The word ‘Voodoo’ means spirit; it is called Candomble in Brazil, Voudou in Haiti, and Obeah in the Anglophone Caribbean. Obeah priests or priestesses are interpreted to be, in most cases, established herbalists and healers. This demonstrates how far the Obeah idea has been disfigured to include everything.
The source of the latest Western (naïve, doubtful but curious) narrative that non-affluent researchers have access to is ‘Volumes I and II of AFRICAN CEREMONIES by Carol Beckwith and Angela Fisher’. They described witnessing influences that defy logic: “We were even more mystified when four men drew knives from the calabash fetish and pointed them at a chicken held atop a boy’s head. Within seconds, the bird collapsed, snatching a few shivering breaths before dying. When the chicken was cooked in a calabash, the flammable gourd did not catch fire. How can we explain what we witnessed? We can’t.”
I had some ideas, but could not collaborate, from pointing knives to kill, then a calabash that didn’t burn (Pictures were provided by the authors).
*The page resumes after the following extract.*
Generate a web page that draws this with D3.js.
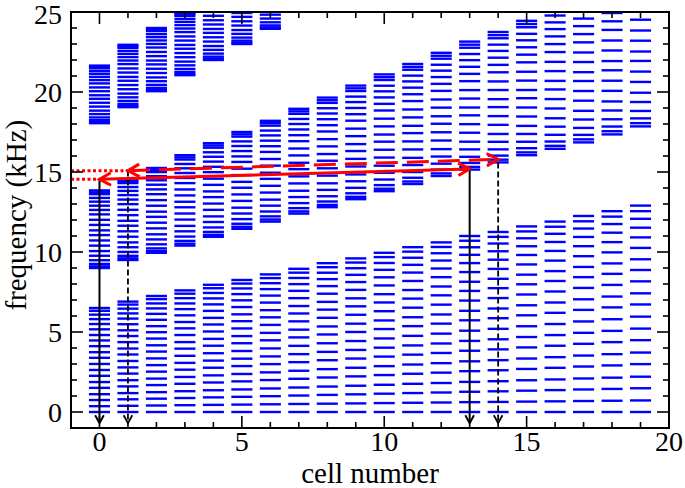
<!DOCTYPE html>
<html>
<head>
<meta charset="utf-8">
<script src="https://cdn.jsdelivr.net/npm/d3@7"></script>
<style>
  body { margin: 0; background: #fff; }
  text { font-family: "Liberation Serif", "DejaVu Serif", serif; }
</style>
</head>
<body>
<div id="chart"></div>
<script>
// cell numbers (x categories)
const cells = [0, 1, 2, 3, 4, 5, 6, 7, 8, 9, 10, 11, 12, 13, 14, 15, 16, 17, 18, 19];

// band edges per cell, kHz (tops above 25 are where the band runs off the plot)
const lowerBottom = [0, 0, 0, 0, 0, 0, 0, 0, 0, 0, 0, 0, 0, 0, 0, 0, 0, 0, 0, 0];
const lowerTop = [6.5, 6.9, 7.25, 7.6, 7.95, 8.25, 8.6, 8.95, 9.3, 9.6, 9.95, 10.3, 10.6, 11.0, 11.25, 11.6, 11.9, 12.25, 12.55, 12.9];
const middleBottom = [9.0, 9.5, 9.95, 10.4, 10.95, 11.45, 11.9, 12.4, 12.8, 13.3, 13.8, 14.25, 14.75, 15.15, 15.6, 16.05, 16.45, 16.85, 17.35, 17.85];
const middleTop = [13.85, 14.55, 15.25, 16.05, 16.8, 17.5, 18.2, 18.95, 19.65, 20.4, 21.1, 21.75, 22.45, 23.15, 23.75, 24.45, 25.2, 25.9, 26.8, 27.5];
const upperBottom = [18.05, 19.05, 20.05, 21.05, 22.0, 23.0, 23.95];
const upperTop = [21.65, 22.95, 24.0, 24.95, 26.0, 27.0, 28.0];

// where the modes sit inside a band (fraction of band width, read from cell 19 / cell 8)
const lowerShape = [0, 0.056, 0.115, 0.171, 0.232, 0.288, 0.348, 0.404, 0.462, 0.521, 0.575, 0.633, 0.688, 0.740, 0.795, 0.846, 0.893, 0.936, 0.973, 1.0];
const middleShape = [0, 0.021, 0.052, 0.1, 0.158, 0.218, 0.288, 0.355, 0.424, 0.485, 0.555, 0.621, 0.691, 0.748, 0.803, 0.855, 0.903, 0.952, 0.976, 1.0];

const fMax = 24.96; // highest computed frequency

// arrows: [cell, kHz]
const solidArrow = [[0, 14.54], [13, 15.19]];
const dashedArrow = [[1, 15.08], [14, 15.79]];
const solidDrops = [[0, 14.5], [13, 15.12]];
const dashedDrops = [[1, 15.1], [14, 15.6]];
const dropEnd = -0.7;

const xTicks = [0, 5, 10, 15, 20];
const yTicks = [0, 5, 10, 15, 20, 25];

const width = 685;
const height = 488;

const x = d3.scaleLinear().domain([-1, 20]).range([71, 669]);
const y = d3.scaleLinear().domain([-1, 25]).range([428, 12]);

const svg = d3.select('#chart')
  .append('svg')
  .attr('width', width)
  .attr('height', height);

// collect the dashes of every band
const dashes = [];
function addBand(bottoms, tops, shape) {
  bottoms.forEach((lo, i) => {
    const hi = tops[i];
    shape.forEach(s => {
      const f = lo + s * (hi - lo);
      if (f <= fMax) dashes.push({ cell: cells[i], f });
    });
  });
}
addBand(lowerBottom, lowerTop, lowerShape);
addBand(middleBottom, middleTop, middleShape);
addBand(upperBottom, upperTop, middleShape);

const halfW = 0.37;
svg.append('g')
  .selectAll('line')
  .data(dashes)
  .enter()
  .append('line')
  .attr('x1', d => x(d.cell - halfW))
  .attr('x2', d => x(d.cell + halfW))
  .attr('y1', d => y(d.f))
  .attr('y2', d => y(d.f))
  .attr('stroke', '#0000ff')
  .attr('stroke-width', 2.4);

// open chevron arrow head at (px,py) pointing in direction ang
function head(g, px, py, ang, len, spread, color, w) {
  const a1 = ang + Math.PI - spread;
  const a2 = ang + Math.PI + spread;
  g.append('path')
    .attr('d', `M${px + len * Math.cos(a1)},${py + len * Math.sin(a1)}L${px},${py}L${px + len * Math.cos(a2)},${py + len * Math.sin(a2)}`)
    .attr('fill', 'none')
    .attr('stroke', color)
    .attr('stroke-width', w)
    .attr('stroke-linejoin', 'miter');
}

const arrows = svg.append('g');

// black drop lines to the axis
solidDrops.concat(dashedDrops).forEach((d, i) => {
  const dashed = i >= solidDrops.length;
  arrows.append('line')
    .attr('x1', x(d[0])).attr('x2', x(d[0]))
    .attr('y1', y(d[1])).attr('y2', y(dropEnd) - 1)
    .attr('stroke', '#000')
    .attr('stroke-width', dashed ? 1.8 : 2)
    .attr('stroke-dasharray', dashed ? '6,3' : null);
  head(arrows, x(d[0]), y(dropEnd), Math.PI / 2, 9, 0.5, '#000', dashed ? 1.8 : 2);
});

// red dotted guides from the frequency axis
[solidArrow[0], dashedArrow[0]].forEach(p => {
  arrows.append('line')
    .attr('x1', x(-1)).attr('x2', x(p[0]))
    .attr('y1', y(p[1])).attr('y2', y(p[1]))
    .attr('stroke', '#ff0000')
    .attr('stroke-width', 3)
    .attr('stroke-dasharray', '3,2.5');
});

// red double-headed arrows
[[solidArrow, null], [dashedArrow, '22,9']].forEach(([pts, dash]) => {
  const [p0, p1] = pts;
  const x0 = x(p0[0]), y0 = y(p0[1]), x1 = x(p1[0]), y1 = y(p1[1]);
  const ang = Math.atan2(y1 - y0, x1 - x0);
  arrows.append('line')
    .attr('x1', x0).attr('y1', y0).attr('x2', x1).attr('y2', y1)
    .attr('stroke', '#ff0000')
    .attr('stroke-width', 3)
    .attr('stroke-dasharray', dash);
  head(arrows, x1, y1, ang, 13, 0.5, '#ff0000', 3);
  head(arrows, x0, y0, ang + Math.PI, 13, 0.5, '#ff0000', 3);
});

// frame and ticks on all four sides
const frame = svg.append('g');
frame.append('rect')
  .attr('x', x(-1)).attr('y', y(25))
  .attr('width', x(20) - x(-1)).attr('height', y(-1) - y(25))
  .attr('fill', 'none')
  .attr('stroke', '#000')
  .attr('stroke-width', 2);

const xMinor = d3.range(0, 20);
const yMinor = d3.range(0, 26);
xMinor.forEach(v => {
  const len = v % 5 === 0 ? 12 : 6;
  frame.append('line').attr('x1', x(v)).attr('x2', x(v)).attr('y1', y(-1)).attr('y2', y(-1) - len).attr('stroke', '#000').attr('stroke-width', 1.6);
  frame.append('line').attr('x1', x(v)).attr('x2', x(v)).attr('y1', y(25)).attr('y2', y(25) + len).attr('stroke', '#000').attr('stroke-width', 1.6);
});
yMinor.forEach(v => {
  const len = v % 5 === 0 ? 12 : 6;
  frame.append('line').attr('x1', x(-1)).attr('x2', x(-1) + len).attr('y1', y(v)).attr('y2', y(v)).attr('stroke', '#000').attr('stroke-width', 1.6);
  frame.append('line').attr('x1', x(20)).attr('x2', x(20) - len).attr('y1', y(v)).attr('y2', y(v)).attr('stroke', '#000').attr('stroke-width', 1.6);
});

// tick labels
svg.append('g')
  .selectAll('text')
  .data(xTicks)
  .enter()
  .append('text')
  .attr('x', d => x(d))
  .attr('y', 451)
  .attr('text-anchor', 'middle')
  .attr('font-size', 28)
  .text(d => d);

svg.append('g')
  .selectAll('text')
  .data(yTicks)
  .enter()
  .append('text')
  .attr('x', 62)
  .attr('y', d => y(d) + (d === 25 ? 2 : 0))
  .attr('dy', '0.34em')
  .attr('text-anchor', 'end')
  .attr('font-size', 28)
  .text(d => d);

// axis titles
svg.append('text')
  .attr('x', x(9.5))
  .attr('y', 483)
  .attr('text-anchor', 'middle')
  .attr('font-size', 29)
  .text('cell number');

svg.append('text')
  .attr('transform', `translate(26,${y(12.3)}) rotate(-90)`)
  .attr('text-anchor', 'middle')
  .attr('font-size', 29)
  .text('frequency (kHz)');
</script>
</body>
</html>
This took me back to an incident that occurred in West Ruimveldt. I was standing next to a young neighbour, watching some drummers doing their thing, when, suddenly, he started to dance literally upside down. I was supposed to be cool, but was stunned. Immediately, two older onlookers ran to ‘West Front Road’ and came back with two buckets of ‘black canal water’ and threw it on him. And as the beat of the drum began to change, the lad gradually came to himself. I have since concluded that ‘Hanta-Banta’, the term used to describe drum-beat possession, and some other things I’ve witnessed over time belong to the preferred to be dismissed, leave-it-alone phenomenon that cannot be analysed.
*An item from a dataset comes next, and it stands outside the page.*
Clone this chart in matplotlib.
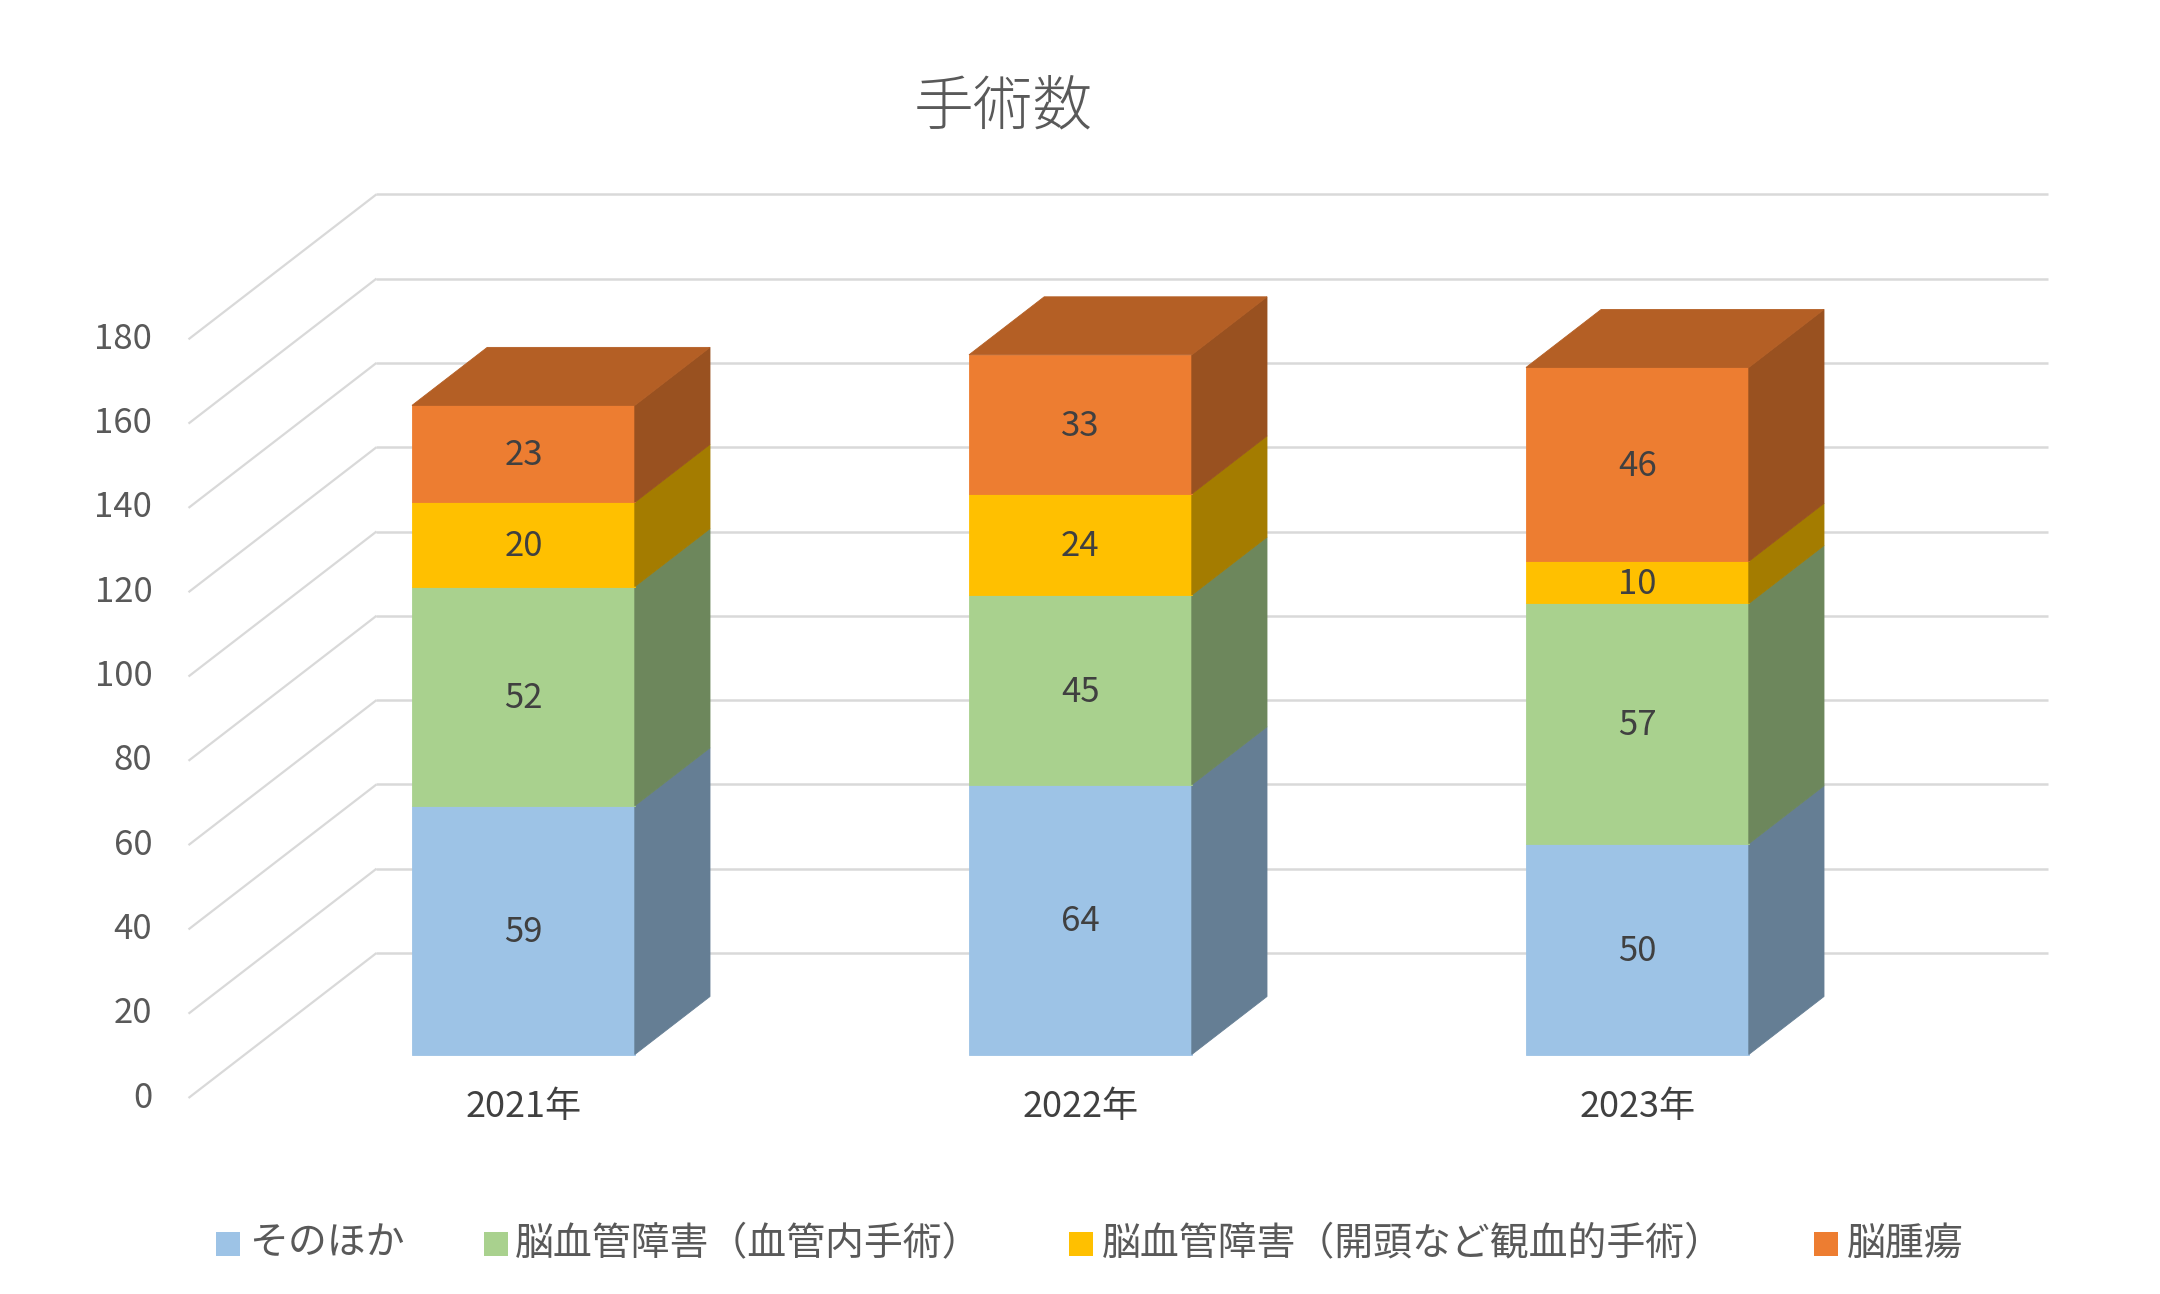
import matplotlib.pyplot as plt
from matplotlib.patches import Polygon, Rectangle
from matplotlib.colors import to_rgb

plt.rcParams['font.family'] = ['Noto Sans CJK JP', 'DejaVu Sans']

# data
years = ['2021年', '2022年', '2023年']
series_names = ['そのほか', '脳血管障害（血管内手術）', '脳血管障害（開頭など観血的手術）', '脳腫瘍']
other = [59, 64, 50]
endovascular = [52, 45, 57]
open_surgery = [20, 24, 10]
tumor = [23, 33, 46]
series = [other, endovascular, open_surgery, tumor]
colors = ['#9DC3E6', '#A9D18E', '#FFC000', '#ED7D31']
yticks = list(range(0, 181, 20))

# fake 3d projection (oblique): depth d in [0, 1]
DX = 188 / 557      # depth shift in category units
DY = 145 / 4.215    # depth shift in value units
D0, D1 = 0.3, 0.7   # bar front / back depth
BW = 0.4            # bar width


def P(x, v, d):
    return (x + d * DX, v + d * DY)


def shade(c, k):
    r, g, b = to_rgb(c)
    return (r * k, g * k, b * k)


fig = plt.figure(figsize=(21.6, 12.94), dpi=100)
ax = fig.add_axes([0, 0, 1, 1])
ax.set_xlim(-467 / 557, (2160 - 467) / 557)
ax.set_ylim(-(1294 - 1098) / 4.215, 1098 / 4.215)
ax.axis('off')

grid_c = '#D9D9D9'
for v in yticks:
    # back wall
    (xa, ya), (xb, yb) = P(-0.5, v, 1), P(2.5, v, 1)
    ax.plot([xa, xb], [ya, yb], color=grid_c, lw=1.8, zorder=1, solid_capstyle='butt')
    # side wall
    (xa, ya), (xb, yb) = P(-0.5, v, 0), P(-0.5, v, 1)
    ax.plot([xa, xb], [ya, yb], color=grid_c, lw=1.6, zorder=1, solid_capstyle='butt')
    ax.text(-0.5 - 0.065, v, str(v), ha='right', va='center', fontsize=25, color='#595959')

for i, year in enumerate(years):
    bottom = 0
    xl, xr = i - BW / 2, i + BW / 2
    for s, vals in enumerate(series):
        top = bottom + vals[i]
        c = colors[s]
        front = [P(xl, bottom, D0), P(xr, bottom, D0), P(xr, top, D0), P(xl, top, D0)]
        side = [P(xr, bottom, D0), P(xr, bottom, D1), P(xr, top, D1), P(xr, top, D0)]
        ax.add_patch(Polygon(front, closed=True, fc=c, ec=c, lw=0.6, zorder=3))
        sc = shade(c, 0.645)
        ax.add_patch(Polygon(side, closed=True, fc=sc, ec=sc, lw=0.6, zorder=3))
        cx, cy = P(i, (bottom + top) / 2, D0)
        ax.text(cx, cy - 0.5, str(vals[i]), ha='center', va='center', fontsize=25,
                color='#404040', zorder=5)
        if s == len(series) - 1:
            # top face only for the last segment
            lid = [P(xl, top, D0), P(xr, top, D0), P(xr, top, D1), P(xl, top, D1)]
            tc = shade(c, 0.76)
            ax.add_patch(Polygon(lid, closed=True, fc=tc, ec=tc, lw=0.6, zorder=4))
        bottom = top
    lx = P(i, 0, D0)[0]
    ax.text(lx, -2.2, year, ha='center', va='center', fontsize=26, color='#404040')

fig.text(1003 / 2160, 1 - 108 / 1294, '手術数', ha='center', va='center',
         fontsize=43, color='#595959', fontweight='light')

# legend
sq_left = [216, 484, 1069, 1814]
txt_left = [249, 515, 1102, 1847]
ly = 1 - 1244 / 1294
for name, c, sx, tx in zip(series_names, colors, sq_left, txt_left):
    fig.patches.append(Rectangle((sx / 2160, ly - 12 / 1294), 24 / 2160, 24 / 1294,
                                 transform=fig.transFigure, fc=c, ec='none'))
    fig.text(tx / 2160, ly, name, ha='left', va='center', fontsize=28, color='#595959')

fig.savefig('out.png', dpi=100)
In Guyana, in most cases when someone uses the term ‘somebody wuk pun he’, it refers to poison, though spirits and even the genie cloud it. This is arrived at after the usual methods have been tried and accustomed symptoms are not identified. In some cases, doctors have have been known to encourage their patients to seek “outside help”, because many medical professionals recognise that though they warn against rash alternative ‘bush medicine’, in some cases, it may just help.

PROFANITY VERSUS SANCTITY
Because of the cultural diversity of our nation, what is considered profane by one cultural group is sanctified by another. Also, in some cases, consultation is not restricted to group loyalty. For instance, though the poisons of botanical and other organic substances are viewed as forbidden in pre-colonial Africa, and punishable by death when used in cases of envy, ‘callous opportunity’, and spite against innocence, poison in collective defence upon related oaths against the concluded enemy seems to be allowed.
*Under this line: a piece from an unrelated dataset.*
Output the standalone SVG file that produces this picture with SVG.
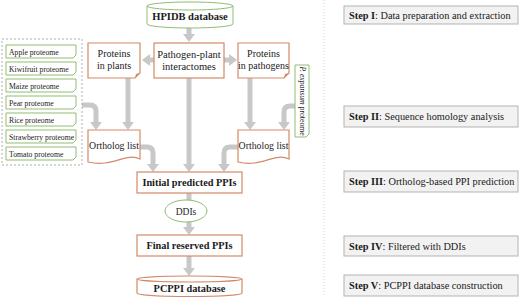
<svg xmlns="http://www.w3.org/2000/svg" width="520" height="299" viewBox="0 0 520 299">
<defs>
<style>
.t{font-family:"Liberation Serif","Times New Roman",serif;fill:#1a1a1a}
.b{font-weight:bold}
.o{fill:#fff;stroke:#d38a68;stroke-width:1.2}
.g{fill:#fff;stroke:#8fbd73;stroke-width:1}
.arr{fill:none;stroke:#c8c8c8;stroke-width:5;marker-end:url(#ah)}
.step{fill:#f2f2f2;stroke:#b3b3b3;stroke-width:1}
.pl{font-size:7.7px}
</style>
<marker id="ah" viewBox="0 0 8 12" refX="1" refY="6" markerWidth="8" markerHeight="12" markerUnits="userSpaceOnUse" orient="auto">
<path d="M0,0 L8,6 L0,12 Z" fill="#c8c8c8"/>
</marker>
</defs>

<g id="connectors">
<path class="arr" d="M189,28 V35"/>
<path class="arr" d="M154,60 H149"/>
<path class="arr" d="M224,60 H230"/>
<path class="arr" d="M128,78 V123"/>
<path class="arr" d="M250,78 V123"/>
<path class="arr" d="M82,105 H90 Q96,105 96,111 V123"/>
<path class="arr" d="M295,106 H290 Q284,106 284,112 V123"/>
<path class="arr" d="M189,78 V165"/>
<path class="arr" d="M140,147 H147 Q153,147 153,153 V165"/>
<path class="arr" d="M238,147 H230 Q224,147 224,153 V165"/>
<path class="arr" d="M189,193 V228"/>
<path class="arr" d="M189,256 V269"/>
</g>

<g id="hpidb">
<path class="g" d="M147,6 V24 A43,4 0 0 0 233,24 V6"/>
<ellipse class="g" cx="190" cy="6" rx="43" ry="4"/>
<text class="t b" x="190" y="20" font-size="10.5" text-anchor="middle">HPIDB database</text>
</g>

<g id="interactomes">
<rect class="o" x="154" y="43" width="70" height="35"/>
<text class="t" x="189" y="58" font-size="10.5" text-anchor="middle">Pathogen-plant</text>
<text class="t" x="189" y="70" font-size="10.5" text-anchor="middle">interactomes</text>
</g>

<g id="proteins-plants">
<path class="o" d="M88,43 H140 V73 L135,78 H88 Z"/>
<path d="M140,73 L136,74 L135,78 Z" fill="#d38a68"/>
<text class="t" x="114" y="57" font-size="10" text-anchor="middle">Proteins</text>
<text class="t" x="114" y="69" font-size="10" text-anchor="middle">in plants</text>
</g>

<g id="proteins-pathogens">
<path class="o" d="M238,43 H289 V73 L284,78 H238 Z"/>
<path d="M289,73 L285,74 L284,78 Z" fill="#d38a68"/>
<text class="t" x="263.5" y="57" font-size="10" text-anchor="middle">Proteins</text>
<text class="t" x="263.5" y="69" font-size="10" text-anchor="middle">in pathogens</text>
</g>

<g id="ortholog-left">
<path class="o" d="M88,130 H140 V159 C126,152 112,168 88,162 Z"/>
<text class="t" x="114" y="149" font-size="9.8" text-anchor="middle">Ortholog list</text>
</g>

<g id="ortholog-right">
<path class="o" d="M238,130 H289 V159 C275,152 261,168 238,162 Z"/>
<text class="t" x="263.5" y="149" font-size="9.8" text-anchor="middle">Ortholog list</text>
</g>

<g id="proteomes">
<rect x="2" y="39" width="80" height="126" fill="none" stroke="#9a9a9a" stroke-width="0.8" stroke-dasharray="2,2"/>
<path class="g" d="M6,45 H76 V55 L73,58 H6 Z"/>
<text class="t pl" x="9" y="54.5">Apple proteome</text>
<path class="g" d="M6,62 H76 V72 L73,75 H6 Z"/>
<text class="t pl" x="9" y="71.5">Kiwifruit proteome</text>
<path class="g" d="M6,79 H76 V89 L73,92 H6 Z"/>
<text class="t pl" x="9" y="88.5">Maize proteome</text>
<path class="g" d="M6,96 H76 V106 L73,109 H6 Z"/>
<text class="t pl" x="9" y="105.5">Pear proteome</text>
<path class="g" d="M6,113 H76 V123 L73,126 H6 Z"/>
<text class="t pl" x="9" y="122.5">Rice proteome</text>
<path class="g" d="M6,130 H76 V140 L73,143 H6 Z"/>
<text class="t pl" x="9" y="139.5">Strawberry proteome</text>
<path class="g" d="M6,147 H76 V157 L73,160 H6 Z"/>
<text class="t pl" x="9" y="156.5">Tomato proteome</text>
</g>

<g id="pexpansum">
<path class="g" d="M295,65 H309 V134 L306,137 H295 Z"/>
<text class="t pl" transform="translate(299.5,101) rotate(90)" text-anchor="middle"><tspan font-style="italic">P. expansum</tspan> proteome</text>
</g>

<g id="initial">
<rect class="o" x="137" y="172" width="105" height="21"/>
<text class="t b" x="189.5" y="186" font-size="10.3" text-anchor="middle">Initial predicted PPIs</text>
</g>

<g id="ddis">
<ellipse class="g" cx="186" cy="211" rx="21" ry="11"/>
<text class="t" x="186" y="214.5" font-size="9.5" text-anchor="middle">DDIs</text>
</g>

<g id="final">
<rect class="o" x="137" y="235" width="105" height="21"/>
<text class="t b" x="189.5" y="249" font-size="10.3" text-anchor="middle">Final reserved PPIs</text>
</g>

<g id="pcppi">
<path class="o" d="M137,279 V293 A52.5,3.5 0 0 0 242,293 V279"/>
<ellipse class="o" cx="189.5" cy="279" rx="52.5" ry="3"/>
<text class="t b" x="189.5" y="291.5" font-size="10.3" text-anchor="middle">PCPPI database</text>
</g>

<line x1="324" y1="0" x2="324" y2="295" stroke="#c8c8c8" stroke-width="0.8" stroke-dasharray="1,2"/>

<g id="step1">
<rect class="step" x="344" y="6" width="174" height="18"/>
<text class="t" x="349" y="18.5" font-size="10.3"><tspan class="b">Step I</tspan>: Data preparation and extraction</text>
</g>
<g id="step2">
<rect class="step" x="344" y="106" width="174" height="21"/>
<text class="t" x="349" y="120" font-size="10.3"><tspan class="b">Step II</tspan>: Sequence homology analysis</text>
</g>
<g id="step3">
<rect class="step" x="344" y="171" width="174" height="21"/>
<text class="t" x="349" y="185" font-size="10.3"><tspan class="b">Step III</tspan>: Ortholog-based PPI prediction</text>
</g>
<g id="step4">
<rect class="step" x="344" y="236" width="174" height="20"/>
<text class="t" x="349" y="249.5" font-size="10.3"><tspan class="b">Step IV</tspan>: Filtered with DDIs</text>
</g>
<g id="step5">
<rect class="step" x="344" y="275" width="174" height="21"/>
<text class="t" x="349" y="289" font-size="10.3"><tspan class="b">Step V</tspan>: PCPPI database construction</text>
</g>
</svg>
Immediately after the 1823 East Coast insurrection, renowned Brazilian historian, Emilia Viotti Da Costa, author of “Crowns of Glory, Tears of Blood”, is quoted as saying: “In Demerara, the slaves returned to their day-to-day forms of resistance. Sometime after the rebellion, Joe Simpson’s wife died of poison. Joe, also known as Packwood, was the slave who had betrayed the rebellion to his master on the morning of August 18th. Suspicions of poison were also raised when several soldiers and members of the Militia fell seriously sick after one of the banquets given in their honour. The slaves were defeated, but they had not surrendered.”
‘Obeah’ is the accusing term used across ethnicity and cultures in Guyana, when events that revolve around any incident that involves mysticism and superstition occur.
For example, in 2006, three people perished during a river ritual. Similarly, in February 2015, four people perished in another ritual by the sea. The media, in both cases, elaborated on the context of both events, but the man-on-the-street stuck to obeah business; both were Hindu.
The fact is that the ancients were active in the arts of horticulture, and the effectiveness of certain botanicals; we have inherited that. But today, we are competing to understand also what modern Pharmakeia (the Greek term used to describe Pharmacy, ‘witchcraft’ and ‘sorcery’) in the hands of wealthy institutions bent on population control, biological/industrial warfare, and food control, and debasing mind-altering substances that have eclipsed the age of intent of the ancestors.